_THE REQUEST:_ Set the listing down again exactly, please, apart from its pictures.
------------
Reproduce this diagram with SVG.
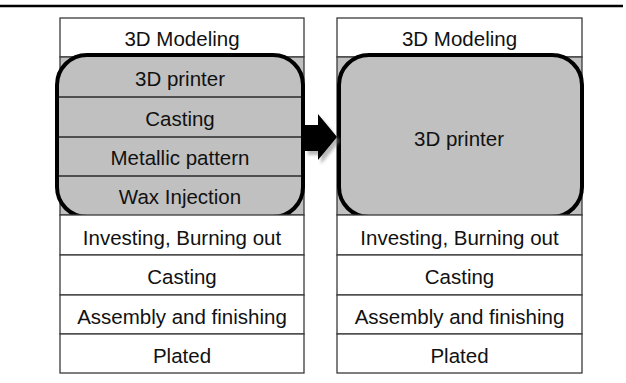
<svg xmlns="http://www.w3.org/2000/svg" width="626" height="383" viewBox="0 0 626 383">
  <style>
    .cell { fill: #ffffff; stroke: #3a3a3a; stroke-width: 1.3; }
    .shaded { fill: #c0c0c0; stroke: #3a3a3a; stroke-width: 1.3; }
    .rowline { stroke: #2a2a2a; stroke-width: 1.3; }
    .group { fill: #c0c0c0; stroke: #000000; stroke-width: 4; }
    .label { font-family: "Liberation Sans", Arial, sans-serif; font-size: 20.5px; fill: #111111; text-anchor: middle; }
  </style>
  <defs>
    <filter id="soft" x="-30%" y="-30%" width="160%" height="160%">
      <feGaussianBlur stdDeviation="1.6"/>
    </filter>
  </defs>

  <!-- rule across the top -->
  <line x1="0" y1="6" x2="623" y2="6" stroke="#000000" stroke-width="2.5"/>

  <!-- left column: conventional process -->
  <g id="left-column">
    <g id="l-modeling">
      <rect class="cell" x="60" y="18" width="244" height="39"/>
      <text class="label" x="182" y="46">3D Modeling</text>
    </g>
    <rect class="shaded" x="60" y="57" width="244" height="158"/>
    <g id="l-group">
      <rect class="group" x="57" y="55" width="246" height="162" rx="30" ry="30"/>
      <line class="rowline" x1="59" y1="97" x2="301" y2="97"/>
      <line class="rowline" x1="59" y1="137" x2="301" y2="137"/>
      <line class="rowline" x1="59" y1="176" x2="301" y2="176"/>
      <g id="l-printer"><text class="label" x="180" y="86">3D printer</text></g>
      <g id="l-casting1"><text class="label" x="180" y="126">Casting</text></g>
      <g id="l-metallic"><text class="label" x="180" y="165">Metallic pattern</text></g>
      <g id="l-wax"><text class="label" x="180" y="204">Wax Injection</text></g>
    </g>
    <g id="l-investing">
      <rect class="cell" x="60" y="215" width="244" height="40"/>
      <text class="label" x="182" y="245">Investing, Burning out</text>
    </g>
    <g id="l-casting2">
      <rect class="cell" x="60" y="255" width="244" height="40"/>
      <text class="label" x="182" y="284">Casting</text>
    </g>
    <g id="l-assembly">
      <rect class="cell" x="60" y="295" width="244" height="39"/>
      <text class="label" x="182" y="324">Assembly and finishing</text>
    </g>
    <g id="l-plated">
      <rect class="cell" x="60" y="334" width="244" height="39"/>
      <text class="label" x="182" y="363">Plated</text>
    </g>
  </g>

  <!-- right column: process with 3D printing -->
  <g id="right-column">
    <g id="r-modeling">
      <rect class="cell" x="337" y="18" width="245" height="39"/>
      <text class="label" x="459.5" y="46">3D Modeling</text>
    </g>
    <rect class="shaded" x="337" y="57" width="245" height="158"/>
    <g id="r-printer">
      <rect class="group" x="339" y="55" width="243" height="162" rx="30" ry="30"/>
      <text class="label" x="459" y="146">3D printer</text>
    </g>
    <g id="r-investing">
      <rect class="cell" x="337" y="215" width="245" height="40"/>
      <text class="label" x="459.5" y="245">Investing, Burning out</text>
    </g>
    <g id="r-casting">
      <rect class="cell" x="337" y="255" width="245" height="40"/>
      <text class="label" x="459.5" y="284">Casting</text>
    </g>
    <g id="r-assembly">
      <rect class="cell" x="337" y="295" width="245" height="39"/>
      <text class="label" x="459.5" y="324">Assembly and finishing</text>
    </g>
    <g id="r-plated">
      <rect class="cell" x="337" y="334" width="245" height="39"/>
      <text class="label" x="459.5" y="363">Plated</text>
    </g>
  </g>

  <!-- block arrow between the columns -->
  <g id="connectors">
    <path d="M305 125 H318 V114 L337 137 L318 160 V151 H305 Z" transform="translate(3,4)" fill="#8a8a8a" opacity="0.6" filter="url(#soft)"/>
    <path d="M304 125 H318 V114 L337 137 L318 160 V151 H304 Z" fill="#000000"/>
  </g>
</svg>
------------
_WRITTEN ANSWER:_
Reproduce this diagram with SVG.
<svg xmlns="http://www.w3.org/2000/svg" width="626" height="383" viewBox="0 0 626 383">
  <style>
    .cell { fill: #ffffff; stroke: #3a3a3a; stroke-width: 1.3; }
    .shaded { fill: #c0c0c0; stroke: #3a3a3a; stroke-width: 1.3; }
    .rowline { stroke: #2a2a2a; stroke-width: 1.3; }
    .group { fill: #c0c0c0; stroke: #000000; stroke-width: 4; }
    .label { font-family: "Liberation Sans", Arial, sans-serif; font-size: 20.5px; fill: #111111; text-anchor: middle; }
  </style>
  <defs>
    <filter id="soft" x="-30%" y="-30%" width="160%" height="160%">
      <feGaussianBlur stdDeviation="1.6"/>
    </filter>
  </defs>

  <!-- rule across the top -->
  <line x1="0" y1="6" x2="623" y2="6" stroke="#000000" stroke-width="2.5"/>

  <!-- left column: conventional process -->
  <g id="left-column">
    <g id="l-modeling">
      <rect class="cell" x="60" y="18" width="244" height="39"/>
      <text class="label" x="182" y="46">3D Modeling</text>
    </g>
    <rect class="shaded" x="60" y="57" width="244" height="158"/>
    <g id="l-group">
      <rect class="group" x="57" y="55" width="246" height="162" rx="30" ry="30"/>
      <line class="rowline" x1="59" y1="97" x2="301" y2="97"/>
      <line class="rowline" x1="59" y1="137" x2="301" y2="137"/>
      <line class="rowline" x1="59" y1="176" x2="301" y2="176"/>
      <g id="l-printer"><text class="label" x="180" y="86">3D printer</text></g>
      <g id="l-casting1"><text class="label" x="180" y="126">Casting</text></g>
      <g id="l-metallic"><text class="label" x="180" y="165">Metallic pattern</text></g>
      <g id="l-wax"><text class="label" x="180" y="204">Wax Injection</text></g>
    </g>
    <g id="l-investing">
      <rect class="cell" x="60" y="215" width="244" height="40"/>
      <text class="label" x="182" y="245">Investing, Burning out</text>
    </g>
    <g id="l-casting2">
      <rect class="cell" x="60" y="255" width="244" height="40"/>
      <text class="label" x="182" y="284">Casting</text>
    </g>
    <g id="l-assembly">
      <rect class="cell" x="60" y="295" width="244" height="39"/>
      <text class="label" x="182" y="324">Assembly and finishing</text>
    </g>
    <g id="l-plated">
      <rect class="cell" x="60" y="334" width="244" height="39"/>
      <text class="label" x="182" y="363">Plated</text>
    </g>
  </g>

  <!-- right column: process with 3D printing -->
  <g id="right-column">
    <g id="r-modeling">
      <rect class="cell" x="337" y="18" width="245" height="39"/>
      <text class="label" x="459.5" y="46">3D Modeling</text>
    </g>
    <rect class="shaded" x="337" y="57" width="245" height="158"/>
    <g id="r-printer">
      <rect class="group" x="339" y="55" width="243" height="162" rx="30" ry="30"/>
      <text class="label" x="459" y="146">3D printer</text>
    </g>
    <g id="r-investing">
      <rect class="cell" x="337" y="215" width="245" height="40"/>
      <text class="label" x="459.5" y="245">Investing, Burning out</text>
    </g>
    <g id="r-casting">
      <rect class="cell" x="337" y="255" width="245" height="40"/>
      <text class="label" x="459.5" y="284">Casting</text>
    </g>
    <g id="r-assembly">
      <rect class="cell" x="337" y="295" width="245" height="39"/>
      <text class="label" x="459.5" y="324">Assembly and finishing</text>
    </g>
    <g id="r-plated">
      <rect class="cell" x="337" y="334" width="245" height="39"/>
      <text class="label" x="459.5" y="363">Plated</text>
    </g>
  </g>

  <!-- block arrow between the columns -->
  <g id="connectors">
    <path d="M305 125 H318 V114 L337 137 L318 160 V151 H305 Z" transform="translate(3,4)" fill="#8a8a8a" opacity="0.6" filter="url(#soft)"/>
    <path d="M304 125 H318 V114 L337 137 L318 160 V151 H304 Z" fill="#000000"/>
  </g>
</svg>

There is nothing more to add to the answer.